* _GIVEN TASK_: Wherever the word "this" appears in a line, copy that line.

--- RECORDS PROVIDED ---

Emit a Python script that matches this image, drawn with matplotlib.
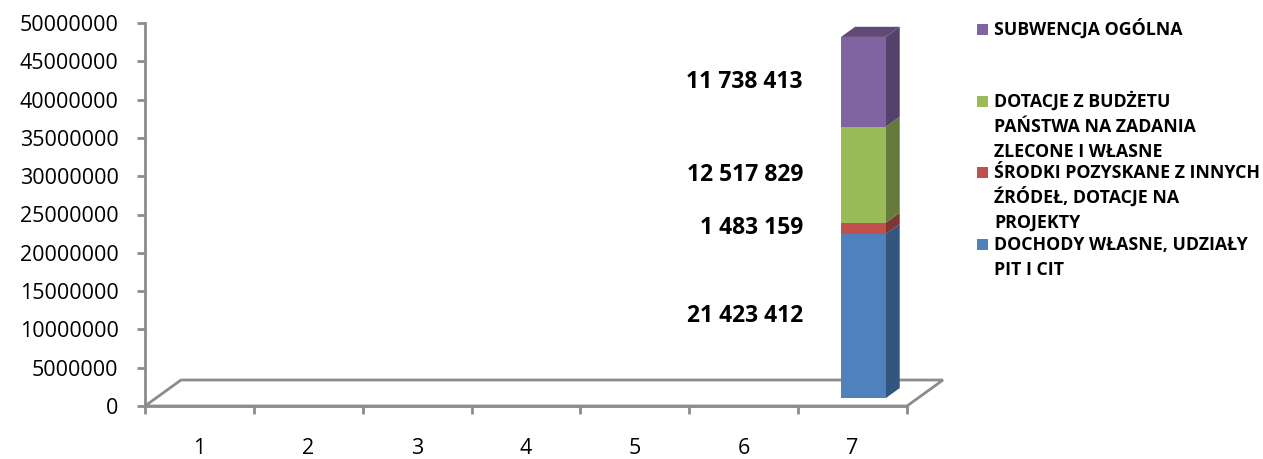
import matplotlib
matplotlib.use("Agg")
import matplotlib.pyplot as plt
from matplotlib.patches import Polygon, Rectangle
from matplotlib.ticker import FuncFormatter
import numpy as np

plt.rcParams['font.family'] = ['Open Sans', 'DejaVu Sans']

# data
categories = [1, 2, 3, 4, 5, 6, 7]
series_names = [
    "DOCHODY WŁASNE, UDZIAŁY\nPIT I CIT",
    "ŚRODKI POZYSKANE Z INNYCH\nŹRÓDEŁ, DOTACJE NA\nPROJEKTY",
    "DOTACJE Z BUDŻETU\nPAŃSTWA NA ZADANIA\nZLECONE I WŁASNE",
    "SUBWENCJA OGÓLNA",
]
# only category 7 has values
series_values = [
    [0, 0, 0, 0, 0, 0, 21423412],
    [0, 0, 0, 0, 0, 0, 1483159],
    [0, 0, 0, 0, 0, 0, 12517829],
    [0, 0, 0, 0, 0, 0, 11738413],
]
data_labels = ["21 423 412", "1 483 159", "12 517 829", "11 738 413"]
yticks = [0, 5000000, 10000000, 15000000, 20000000, 25000000,
          30000000, 35000000, 40000000, 45000000, 50000000]

front_colors = ['#4F81BD', '#C0504D', '#9BBB59', '#8064A2']
axis_gray = '#8C8C8C'


def shade(c, f):
    rgb = np.array(matplotlib.colors.to_rgb(c)) * f
    return tuple(rgb)


W, H = 1263, 459
fig = plt.figure(figsize=(W / 100, H / 100), dpi=100)
ax = fig.add_axes([145 / W, 53 / H, 762 / W, 383 / H])
ax.set_xlim(0.5, 7.5)
ax.set_ylim(0, 50000000)

# 3d depth of floor, in data units
ddx = 36 / (762 / 7)
ddy = 26 * 50000000 / 383
f0, f1 = 0.30, 0.69      # bar depth placement (fraction of floor depth)
bw = 0.41

# floor outline
floor = Polygon([(0.5, 0), (7.5, 0), (7.5 + ddx, ddy), (0.5 + ddx, ddy)],
                closed=True, fill=False, edgecolor=axis_gray, lw=2,
                clip_on=False, zorder=1)
ax.add_patch(floor)

x = np.array(categories, dtype=float) + f0 * ddx
base = f0 * ddy
bdx = (f1 - f0) * ddx
bdy = (f1 - f0) * ddy
cum = np.zeros(len(categories))
for i, vals in enumerate(series_values):
    vals = np.array(vals, dtype=float)
    ax.bar(x, vals, bottom=base + cum, width=bw, color=front_colors[i],
           edgecolor='none', zorder=3, clip_on=False)
    for xi, b, v in zip(x, cum, vals):
        if v <= 0:
            continue
        xr = xi + bw / 2
        b0, t0 = base + b, base + b + v
        side = Polygon([(xr, b0), (xr + bdx, b0 + bdy), (xr + bdx, t0 + bdy), (xr, t0)],
                       closed=True, facecolor=shade(front_colors[i], 0.66),
                       edgecolor='none', zorder=2, clip_on=False)
        ax.add_patch(side)
        # data label
        ax.text(xi - bw / 2 - 0.35, t0 - v / 2, data_labels[i], ha='right', va='center',
                fontsize=16.5, fontweight='bold', color='black')
    cum += vals

# top face of the stack
top_total = base + cum
for xi, t in zip(x, top_total):
    if t <= base:
        continue
    xl, xr = xi - bw / 2, xi + bw / 2
    top = Polygon([(xl, t), (xl + bdx, t + bdy), (xr + bdx, t + bdy), (xr, t)],
                  closed=True, facecolor=shade(front_colors[-1], 0.74),
                  edgecolor='none', zorder=2, clip_on=False)
    ax.add_patch(top)

# axes styling
for s in ['top', 'right']:
    ax.spines[s].set_visible(False)
for s in ['left', 'bottom']:
    ax.spines[s].set_color(axis_gray)
    ax.spines[s].set_linewidth(2)
    ax.spines[s].set_zorder(1)

ax.set_yticks(yticks)
ax.yaxis.set_major_formatter(FuncFormatter(lambda v, p: '%d' % v))
ax.tick_params(axis='y', direction='out', length=5.5, width=2, color=axis_gray,
               labelsize=15.5, pad=13.5)

ax.set_xticks(np.arange(0.5, 8.0, 1.0))
ax.set_xticklabels([])
ax.set_xticks(categories, minor=True)
ax.set_xticklabels([str(c) for c in categories], minor=True)
ax.tick_params(axis='x', which='major', direction='out', length=5.5, width=2, color=axis_gray)
ax.tick_params(axis='x', which='minor', length=0, labelsize=15.5, pad=23)

# legend (manual, to keep Excel-like spacing)
leg_first_baseline = [250, 178, 107, 35]
line_step = 25
for i, name in enumerate(series_names):
    yb = leg_first_baseline[i]
    fig.patches.append(Rectangle((977 / W, 1 - (yb - 0.5) / H), 11 / W, 11 / H,
                                 transform=fig.transFigure, facecolor=front_colors[i],
                                 edgecolor='none'))
    for k, line in enumerate(name.split('\n')):
        fig.text(994 / W, 1 - (yb + k * line_step) / H, line, ha='left', va='baseline',
                 fontsize=12.8, fontweight='bold', color='black')

fig.savefig('out.png', dpi=100)
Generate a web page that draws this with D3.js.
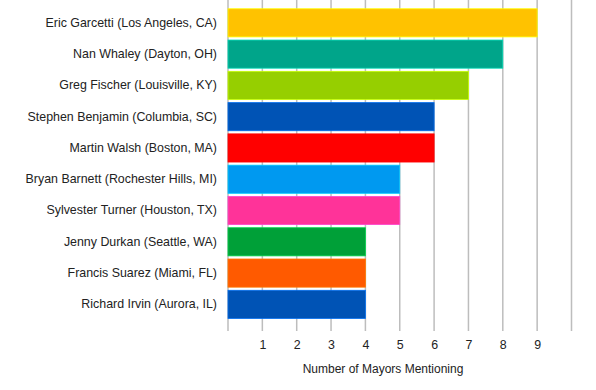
<!DOCTYPE html>
<html>
<head>
<meta charset="utf-8">
<script src="https://cdn.jsdelivr.net/npm/d3@7"></script>
<style>
  html, body { margin: 0; padding: 0; background: #fff; }
  svg { display: block; }
  text { font-family: "Liberation Sans", Arial, Helvetica, sans-serif; fill: #222; }
</style>
</head>
<body>
<svg id="chart" width="596" height="390"></svg>
<script>
const categories = [
  "Eric Garcetti (Los Angeles, CA)",
  "Nan Whaley (Dayton, OH)",
  "Greg Fischer (Louisville, KY)",
  "Stephen Benjamin (Columbia, SC)",
  "Martin Walsh (Boston, MA)",
  "Bryan Barnett (Rochester Hills, MI)",
  "Sylvester Turner (Houston, TX)",
  "Jenny Durkan (Seattle, WA)",
  "Francis Suarez (Miami, FL)",
  "Richard Irvin (Aurora, IL)"
];
const values = [9, 8, 7, 6, 6, 5, 5, 4, 4, 4];
const colors = ["#FFC200", "#00A58A", "#96CF00", "#0053B5", "#FF0000",
                "#0099F0", "#FF3399", "#00A038", "#FF5A00", "#0053B5"];
const gridValues = [0, 1, 2, 3, 4, 5, 6, 7, 8, 9, 10];
const tickLabels = [1, 2, 3, 4, 5, 6, 7, 8, 9];
const xTitle = "Number of Mayors Mentioning";

const svg = d3.select("#chart");
const x = d3.scaleLinear().domain([0, 10]).range([228, 571.5]);
const y = d3.scaleBand().domain(categories).range([7.2, 320]).paddingInner(0.1).paddingOuter(0.05);

// gridlines
svg.append("g").selectAll("line").data(gridValues).join("line")
  .attr("x1", d => x(d)).attr("x2", d => x(d))
  .attr("y1", 0).attr("y2", 331)
  .attr("stroke", "#bdbdbd").attr("stroke-width", 1.5);

// bars
svg.append("g").selectAll("rect").data(categories).join("rect")
  .attr("x", x(0))
  .attr("y", d => y(d))
  .attr("width", (d, i) => x(values[i]) - x(0))
  .attr("height", y.bandwidth())
  .attr("fill", (d, i) => colors[i])
  .attr("stroke", (d, i) => d3.color(colors[i]).brighter(0.8))
  .attr("stroke-width", 0.8);

// category labels
const yAxis = d3.axisLeft(y).tickSize(0).tickPadding(0);
const gy = svg.append("g").attr("transform", "translate(217,0)").call(yAxis);
gy.select(".domain").remove();
gy.selectAll("text").attr("font-size", 12.4).attr("fill", "#1e1e1e")
  .style("font-family", "'Liberation Sans', Arial, sans-serif");

// x tick labels
const xAxis = d3.axisBottom(x).tickValues(tickLabels).tickSize(0).tickPadding(0).tickFormat(d3.format("d"));
const gx = svg.append("g").attr("transform", "translate(0,340)").call(xAxis);
gx.select(".domain").remove();
gx.selectAll("text").attr("font-size", 12.4).attr("fill", "#1e1e1e")
  .style("font-family", "'Liberation Sans', Arial, sans-serif");

// x title
svg.append("text")
  .attr("x", 383).attr("y", 373)
  .attr("text-anchor", "middle")
  .attr("font-size", 12)
  .attr("fill", "#1e1e1e")
  .text(xTitle);
</script>
</body>
</html>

---

* _COMPLETED EXERCISE_:
Emit a Python script that matches this image, drawn with matplotlib.
Generate a web page that draws this with D3.js.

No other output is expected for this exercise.